- Set problem -
Make an exact copy of the lines, leaving the pictures out.

- Dataset content -
____________________
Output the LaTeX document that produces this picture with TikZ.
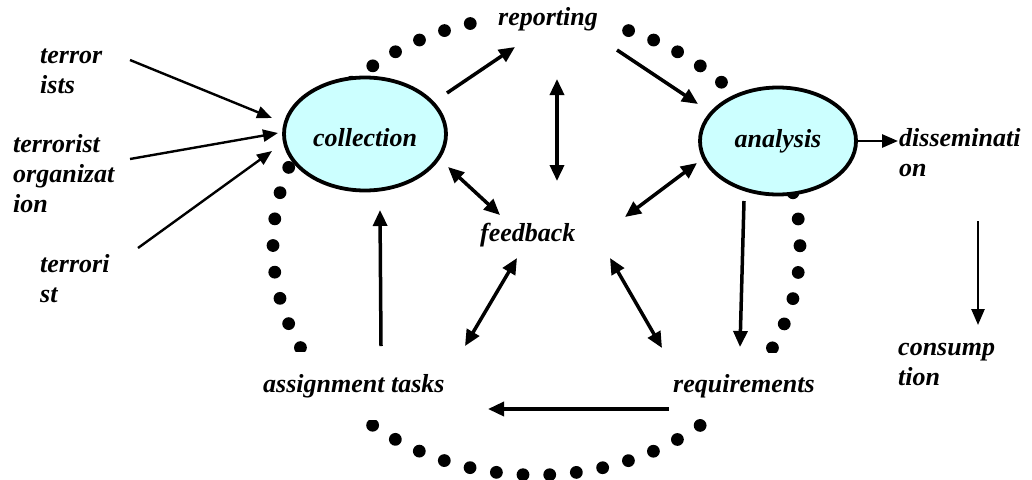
\documentclass[tikz,border=0pt]{standalone}
\usepackage{fontspec}
\setmainfont{Liberation Serif}
\usetikzlibrary{arrows.meta,shapes.geometric,calc}
\definecolor{bubble}{HTML}{CCFFFF}
\newcommand{\lblfont}{\fontsize{26}{30}\selectfont\bfseries\itshape}
\newcommand{\lines}[1]{\begin{tabular}[t]{@{}l@{}}#1\end{tabular}}
\begin{document}
\begin{tikzpicture}[x=1pt,y=-1pt,
  lab/.style={font=\lblfont, inner sep=0pt, anchor=base west},
  cover/.style={fill=white},
  bub/.style={ellipse, draw, line width=3.8pt, fill=bubble, font=\lblfont, inner sep=0pt},
  arr/.style={line width=3.5pt, -{Triangle[length=16pt,width=14pt]}},
  darr/.style={line width=3.5pt, {Triangle[length=16pt,width=14pt]}-{Triangle[length=16pt,width=14pt]}},
  thinarr/.style={line width=2.4pt, -{Triangle[length=15pt,width=12pt]}},
  dots/.style={line width=12.8pt, line cap=round, dash pattern=on 0pt off 26.73pt}]
\useasboundingbox (0,0) rectangle (1032,479);
% dotted cycle
\draw[dots] (536.5,245.6) ellipse [x radius=263.5pt, y radius=229.4pt];
% nodes
\node[bub, minimum width=162pt, minimum height=113pt, text height=26pt] (coll) at (365,134) {collection};
\node[bub, minimum width=156pt, minimum height=107pt] (ana) at (778,141) {analysis};
\node[lab, cover, inner xsep=20pt, inner ysep=13pt] (rep) at (478,25) {reporting};
\node[lab] (fb) at (480,241) {feedback};
\node[lab, cover, inner xsep=1pt, inner ysep=22pt] (asg) at (262,392) {assignment tasks};
\node[lab, cover, inner xsep=3pt, inner ysep=21pt] (req) at (670,392) {requirements};
\node[lab] (t1) at (40,63) {\lines{terror\\ists}};
\node[lab] (t2) at (13,152) {\lines{terrorist\\organizat\\ion}};
\node[lab] (t3) at (40,272) {\lines{terrori\\st}};
\node[lab] (dis) at (899,146) {\lines{disseminati\\on}};
\node[lab] (con) at (898,355) {\lines{consump\\tion}};
% connectors
\draw[thinarr] ($(t1.base west)+(90,-3)$) -- ($(coll)+(-93,-16)$);
\draw[thinarr] ($(t2.base west)+(117,7)$) -- ($(coll)+(-87,-1)$);
\draw[thinarr] ($(t3.base west)+(98,-24)$) -- ($(coll)+(-93,17)$);
\draw[arr] ($(coll)+(82,-41)$) -- ($(rep.base west)+(37,22)$);
\draw[arr] ($(rep.base west)+(139,25)$) -- ($(ana)+(-80,-37)$);
\draw[darr] ($(rep.base west)+(79,54)$) -- ($(fb.base west)+(77,-60)$);
\draw[darr] ($(coll)+(83,33)$) -- ($(fb.base west)+(20,-26)$);
\draw[darr] ($(ana)+(-81,22)$) -- ($(fb.base west)+(145,-24)$);
\draw[arr] ($(ana)+(-34,60)$) -- ($(req.base west)+(70,-45)$);
\draw[arr] ($(asg.base west)+(119,-46)$) -- ($(coll)+(15,76)$);
\draw[darr] ($(fb.base west)+(37,17)$) -- ($(asg.base west)+(203,-46)$);
\draw[darr] ($(fb.base west)+(130,17)$) -- ($(req.base west)+(-8,-44)$);
\draw[arr] ($(req.base west)+(-1,17)$) -- ($(asg.base west)+(226,17)$);
\draw[line width=2.8pt, -{Triangle[length=16pt,width=13pt]}] ($(ana)+(79,0)$) -- ($(dis.base west)+(-1,-5)$);
\draw[line width=2.6pt, -{Triangle[length=16pt,width=13pt]}] ($(dis.base west)+(79,75)$) -- ($(con.base west)+(80,-30)$);
\end{tikzpicture}
\end{document}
____________________
- Exercise output -
Output the LaTeX document that produces this picture with TikZ.
\documentclass[tikz,border=0pt]{standalone}
\usepackage{fontspec}
\setmainfont{Liberation Serif}
\usetikzlibrary{arrows.meta,shapes.geometric,calc}
\definecolor{bubble}{HTML}{CCFFFF}
\newcommand{\lblfont}{\fontsize{26}{30}\selectfont\bfseries\itshape}
\newcommand{\lines}[1]{\begin{tabular}[t]{@{}l@{}}#1\end{tabular}}
\begin{document}
\begin{tikzpicture}[x=1pt,y=-1pt,
  lab/.style={font=\lblfont, inner sep=0pt, anchor=base west},
  cover/.style={fill=white},
  bub/.style={ellipse, draw, line width=3.8pt, fill=bubble, font=\lblfont, inner sep=0pt},
  arr/.style={line width=3.5pt, -{Triangle[length=16pt,width=14pt]}},
  darr/.style={line width=3.5pt, {Triangle[length=16pt,width=14pt]}-{Triangle[length=16pt,width=14pt]}},
  thinarr/.style={line width=2.4pt, -{Triangle[length=15pt,width=12pt]}},
  dots/.style={line width=12.8pt, line cap=round, dash pattern=on 0pt off 26.73pt}]
\useasboundingbox (0,0) rectangle (1032,479);
% dotted cycle
\draw[dots] (536.5,245.6) ellipse [x radius=263.5pt, y radius=229.4pt];
% nodes
\node[bub, minimum width=162pt, minimum height=113pt, text height=26pt] (coll) at (365,134) {collection};
\node[bub, minimum width=156pt, minimum height=107pt] (ana) at (778,141) {analysis};
\node[lab, cover, inner xsep=20pt, inner ysep=13pt] (rep) at (478,25) {reporting};
\node[lab] (fb) at (480,241) {feedback};
\node[lab, cover, inner xsep=1pt, inner ysep=22pt] (asg) at (262,392) {assignment tasks};
\node[lab, cover, inner xsep=3pt, inner ysep=21pt] (req) at (670,392) {requirements};
\node[lab] (t1) at (40,63) {\lines{terror\\ists}};
\node[lab] (t2) at (13,152) {\lines{terrorist\\organizat\\ion}};
\node[lab] (t3) at (40,272) {\lines{terrori\\st}};
\node[lab] (dis) at (899,146) {\lines{disseminati\\on}};
\node[lab] (con) at (898,355) {\lines{consump\\tion}};
% connectors
\draw[thinarr] ($(t1.base west)+(90,-3)$) -- ($(coll)+(-93,-16)$);
\draw[thinarr] ($(t2.base west)+(117,7)$) -- ($(coll)+(-87,-1)$);
\draw[thinarr] ($(t3.base west)+(98,-24)$) -- ($(coll)+(-93,17)$);
\draw[arr] ($(coll)+(82,-41)$) -- ($(rep.base west)+(37,22)$);
\draw[arr] ($(rep.base west)+(139,25)$) -- ($(ana)+(-80,-37)$);
\draw[darr] ($(rep.base west)+(79,54)$) -- ($(fb.base west)+(77,-60)$);
\draw[darr] ($(coll)+(83,33)$) -- ($(fb.base west)+(20,-26)$);
\draw[darr] ($(ana)+(-81,22)$) -- ($(fb.base west)+(145,-24)$);
\draw[arr] ($(ana)+(-34,60)$) -- ($(req.base west)+(70,-45)$);
\draw[arr] ($(asg.base west)+(119,-46)$) -- ($(coll)+(15,76)$);
\draw[darr] ($(fb.base west)+(37,17)$) -- ($(asg.base west)+(203,-46)$);
\draw[darr] ($(fb.base west)+(130,17)$) -- ($(req.base west)+(-8,-44)$);
\draw[arr] ($(req.base west)+(-1,17)$) -- ($(asg.base west)+(226,17)$);
\draw[line width=2.8pt, -{Triangle[length=16pt,width=13pt]}] ($(ana)+(79,0)$) -- ($(dis.base west)+(-1,-5)$);
\draw[line width=2.6pt, -{Triangle[length=16pt,width=13pt]}] ($(dis.base west)+(79,75)$) -- ($(con.base west)+(80,-30)$);
\end{tikzpicture}
\end{document}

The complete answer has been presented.